Tom Andrews: I completely agree. Despite austerity over a number of years, it is extraordinary how many places are investing in this. They find it hard, and the culture of local government at the moment in the face of that austerity is a reversion to the delivery of statutory obligations and no more. National government could really help to nurture this at local level and support it.

Lord Whitty: Are there examples of other Governments in the world, or maybe the devolved Governments, where they are doing it better, or at least better in part?

Tom Andrews: In France, there is national government investment in a similar approach, but I am very proud to say that in the UK we are ahead of the game on the number of places that are doing it. It was more driven in the UK by civil society initially, whereas in other places national and local governments see their role as central to it.

Baroness Boycott: How many people do you think are now being affected and have had their diets changed, or healthy diets made accessible to them, as a result of your work over the last decade and a half? Do you have any sense of that, or is it still on the margins?

Tom Andrews: I do not. I would guess that it is many hundreds of thousands. I will give you an example. One of the key areas that we promote is around healthy catering and procurement, and the work done at local level by partnerships and the co-ordinators that support them to open doors for schemes such as the one I mentioned earlier—the Food for Life catering mark—would have had a massive impact.

We run a series of slightly more than annual campaigns, as you know. For example, Sustain and the Jamie Oliver Foundation set up a thing called Sugar Smart. A large number of our cities supported Sugar Smart, promoting the idea of sugar reduction in local meals to a wide range of organisations—caterers, retailers or whatever. That will have had a very significant impact. I have some numbers that I can send you, but we are talking mass impact once you start to aggregate it across 60 or 100 places.

The Chair: I have a question related to that about how we actually measure the success of interventions. You have talked about various interventions. Not right now, but if you have any thoughts about how we could measure whether or not they work, perhaps each of you could write in and let us know.

Q52            Lord Empey: To some extent we have covered this, but you can give a very simple answer. All the work of the analysts and so on will be done for when you answer this question. What would be the most effective, long-term intervention from central government to ensure that a healthy, sustainable diet is truly accessible to everyone? Write our report for us now.

Steve Butterworth: It is not necessarily going to help, but we genuinely need to address the catastrophic levels of poverty in our communities driven by underfunding. That is the key.

Alex Holt: My response is to put social justice, public health and the environment higher up the agenda.

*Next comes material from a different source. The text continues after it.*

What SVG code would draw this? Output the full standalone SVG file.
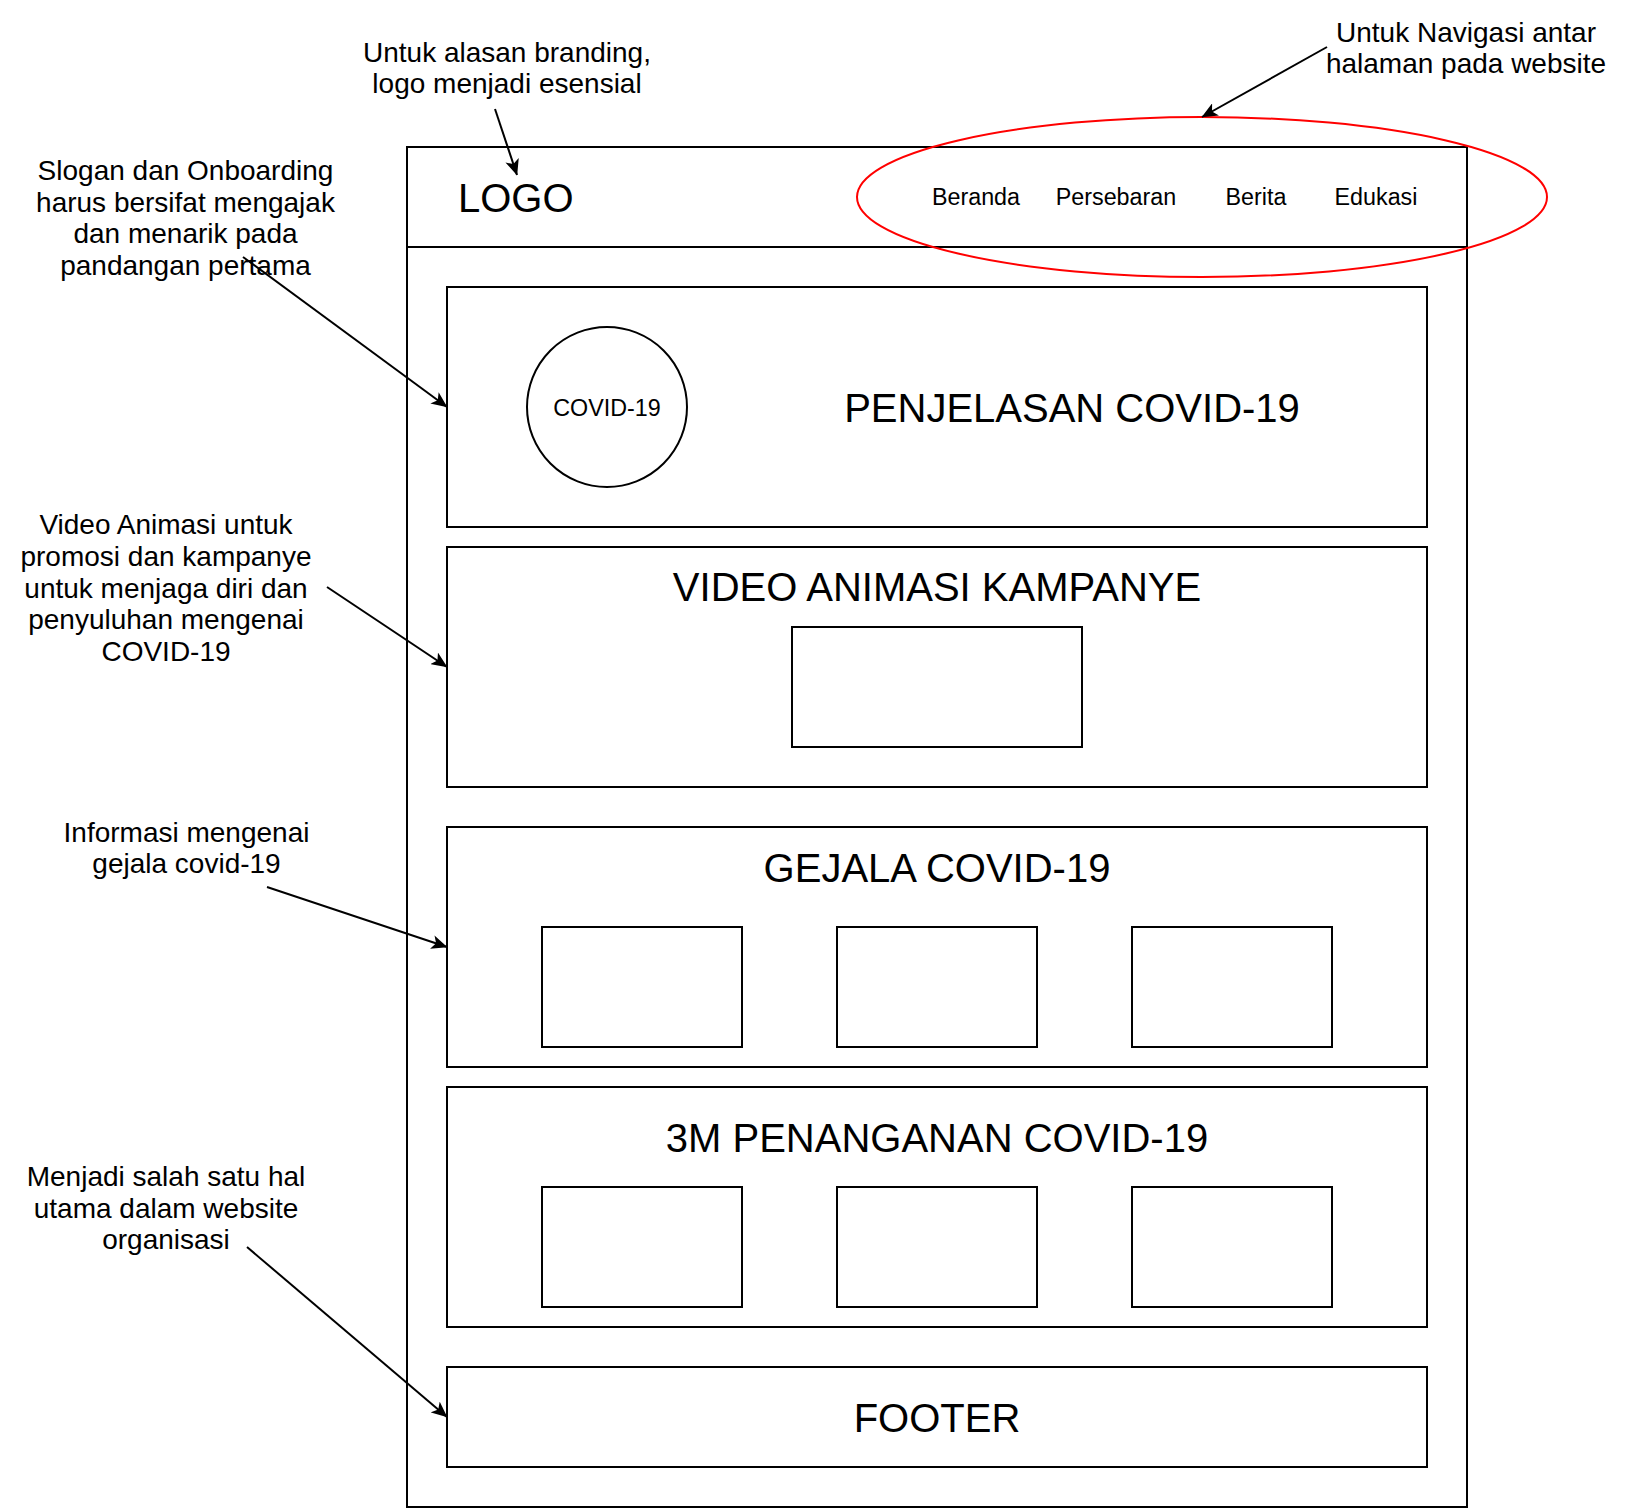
<svg xmlns="http://www.w3.org/2000/svg" width="1632" height="1510" viewBox="0 0 1632 1510">
  <style>
    .box { fill: #ffffff; stroke: #000000; stroke-width: 2; }
    .t { font-family: "Liberation Sans", Arial, Helvetica, sans-serif; fill: #000000; }
    .ann { font-size: 28px; text-anchor: middle; }
    .nav { font-size: 23.3px; text-anchor: middle; }
    .title { font-size: 40px; text-anchor: middle; }
    .conn { stroke: #000000; stroke-width: 2; fill: none; marker-end: url(#arrow); }
  </style>
  <defs>
    <marker id="arrow" markerUnits="userSpaceOnUse" viewBox="0 0 16 14" refX="15.5" refY="7" markerWidth="16" markerHeight="14" orient="auto">
      <path d="M0,0 L16,7 L0,14 L4,7 Z" fill="#000000" stroke="none"/>
    </marker>
  </defs>
  <rect width="1632" height="1510" fill="#ffffff"/>

  <g id="page-frame">
    <rect class="box" x="407" y="147" width="1060" height="1360"/>
  </g>

  <g id="header">
    <rect class="box" x="407" y="147" width="1060" height="100"/>
    <text class="t" x="458" y="211.5" font-size="40">LOGO</text>
  </g>

  <g id="nav-menu">
    <text class="t nav" x="976" y="205.3">Beranda</text>
    <text class="t nav" x="1116" y="205.3">Persebaran</text>
    <text class="t nav" x="1256" y="205.3">Berita</text>
    <text class="t nav" x="1376" y="205.3">Edukasi</text>
  </g>

  <g id="nav-highlight">
    <ellipse cx="1202" cy="197" rx="345" ry="80" fill="none" stroke="#ff0000" stroke-width="2"/>
  </g>

  <g id="section-penjelasan">
    <rect class="box" x="447" y="287" width="980" height="240"/>
    <circle cx="607" cy="407" r="80" fill="#ffffff" stroke="#000000" stroke-width="2"/>
    <text class="t nav" x="607" y="415.5">COVID-19</text>
    <text class="t title" x="1072" y="421.7">PENJELASAN COVID-19</text>
  </g>

  <g id="section-video">
    <rect class="box" x="447" y="547" width="980" height="240"/>
    <text class="t title" x="937" y="601">VIDEO ANIMASI KAMPANYE</text>
    <rect class="box" x="792" y="627" width="290" height="120"/>
  </g>

  <g id="section-gejala">
    <rect class="box" x="447" y="827" width="980" height="240"/>
    <text class="t title" x="937" y="881.7">GEJALA COVID-19</text>
    <rect class="box" x="542" y="927" width="200" height="120"/>
    <rect class="box" x="837" y="927" width="200" height="120"/>
    <rect class="box" x="1132" y="927" width="200" height="120"/>
  </g>

  <g id="section-3m">
    <rect class="box" x="447" y="1087" width="980" height="240"/>
    <text class="t title" x="937" y="1151.7">3M PENANGANAN COVID-19</text>
    <rect class="box" x="542" y="1187" width="200" height="120"/>
    <rect class="box" x="837" y="1187" width="200" height="120"/>
    <rect class="box" x="1132" y="1187" width="200" height="120"/>
  </g>

  <g id="footer">
    <rect class="box" x="447" y="1367" width="980" height="100"/>
    <text class="t title" x="937" y="1431.5">FOOTER</text>
  </g>

  <g id="note-branding">
    <text class="t ann" x="507" y="62">Untuk alasan branding,</text>
    <text class="t ann" x="507" y="93">logo menjadi esensial</text>
  </g>

  <g id="note-navigasi">
    <text class="t ann" x="1466" y="41.7">Untuk Navigasi antar</text>
    <text class="t ann" x="1466" y="72.7">halaman pada website</text>
  </g>

  <g id="note-slogan">
    <text class="t ann" x="185.5" y="180">Slogan dan Onboarding</text>
    <text class="t ann" x="185.5" y="211.7">harus bersifat mengajak</text>
    <text class="t ann" x="185.5" y="243.3">dan menarik pada</text>
    <text class="t ann" x="185.5" y="275">pandangan pertama</text>
  </g>

  <g id="note-video">
    <text class="t ann" x="166" y="534.3">Video Animasi untuk</text>
    <text class="t ann" x="166" y="565.9">promosi dan kampanye</text>
    <text class="t ann" x="166" y="597.5">untuk menjaga diri dan</text>
    <text class="t ann" x="166" y="629.1">penyuluhan mengenai</text>
    <text class="t ann" x="166" y="660.7">COVID-19</text>
  </g>

  <g id="note-gejala">
    <text class="t ann" x="186.5" y="841.5">Informasi mengenai</text>
    <text class="t ann" x="186.5" y="873">gejala covid-19</text>
  </g>

  <g id="note-footer">
    <text class="t ann" x="166" y="1186">Menjadi salah satu hal</text>
    <text class="t ann" x="166" y="1217.5">utama dalam website</text>
    <text class="t ann" x="166" y="1249">organisasi</text>
  </g>

  <g id="connectors">
    <line class="conn" x1="495" y1="109" x2="517" y2="175"/>
    <line class="conn" x1="1327" y1="47" x2="1202" y2="117"/>
    <line class="conn" x1="243" y1="257" x2="447" y2="407"/>
    <line class="conn" x1="327" y1="587" x2="447" y2="667"/>
    <line class="conn" x1="267" y1="887" x2="447" y2="947"/>
    <line class="conn" x1="247" y1="1247" x2="447" y2="1417"/>
  </g>
</svg>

Tom Andrews: Mine would be to recognise that food is part of every government agenda and that government needs an integrated approach to food. I personally think that there needs to be a Minister of Food at national level. We need a national policy and a national food strategy, and to find some way to support the amazing work that is happening at local level to connect those two things.

Lord Empey: I think there was a Minister of Food during the war. You have made the point about local government needing to be involved, but it is not necessarily in the bailiwick of a number of its departments, so they do not participate. Other witnesses have mentioned the levels of welfare funding. That is part of it, but quite a lot of them said it was not all of it. You are also calling for an integrated approach from the top to central and local government.

Tom Andrews: I am talking about an integrated approach at national departmental level, and a connected approach between that and what happens at local level, probably all framed by a national food strategy. I would have thought that it needs to make reference to the roles of both within that food system to change.

The Chair: Thank you very much. In drawing this session to a close, I thank our witnesses very warmly for giving us some extremely valuable and interesting evidence. There are a few points where you have agreed, or have been asked, to write in with supplementary information. If you could contact Beth, the Committee clerk, about that we would be very grateful. Are there any other points you would like to make?

Steve Butterworth: I have now remembered the point I was going to make earlier, off the back of my colleagues talking about the role of business and the food manufacturers, producers and retailers. The interesting shift, even in the last 12 months, has been the rise of corporate purpose on the agenda. If you look at what was being discussed at the World Economic Forum the other week, among the top five priorities was the climate crisis. Boardroom discussions have shifted, and, certainly from an investor perspective, there is the rise of ESG and the role of business in society. There is a call for an end to shareholder primacy and it is very much about business acting in the best interests of all stakeholders.

I believe that will potentially form a framework for a very different conversation with business. This is not about businesses being legislated or regulated in the way they operate. They do not have a choice in the way they will need to behave, because they know that their investors will not get behind them and their consumers or customers will not get behind them. It is going to be a slow burn; it is not going to happen overnight.

There is a call to action now that goes way beyond just warm words. It is coming through almost daily. Capitalism is being reset, and the calls for that will filter down. Specifically with regard to the agenda for today, there is an expectation that the food industry should behave in a different way. I think those levers will be pulled now in a way that they have not been pulled before. Boards will be held accountable, and it will be their fiduciary duty to act in a more responsible way as a result.

The Chair: Thank you very much. That is a useful closing comment.

Tom Andrews: Can I add to that very briefly? I do not want to come across as demonising the entire food industry. There are some fantastic and positive innovations. We are in a very interesting moment. We have the national food strategy consultation going on. There is stuff happening at corporate level. There is amazing stuff happening at civil society level, and we are in this post-Brexit world where we could go in one of two directions. I very much hope that we are going to go in the direction that I assume this august body wants, but I am worried that we will end up going the wrong way.

The Chair: Thank you very much. I will now draw the session to a close after those final, final comments. I thank our witness panel very much indeed.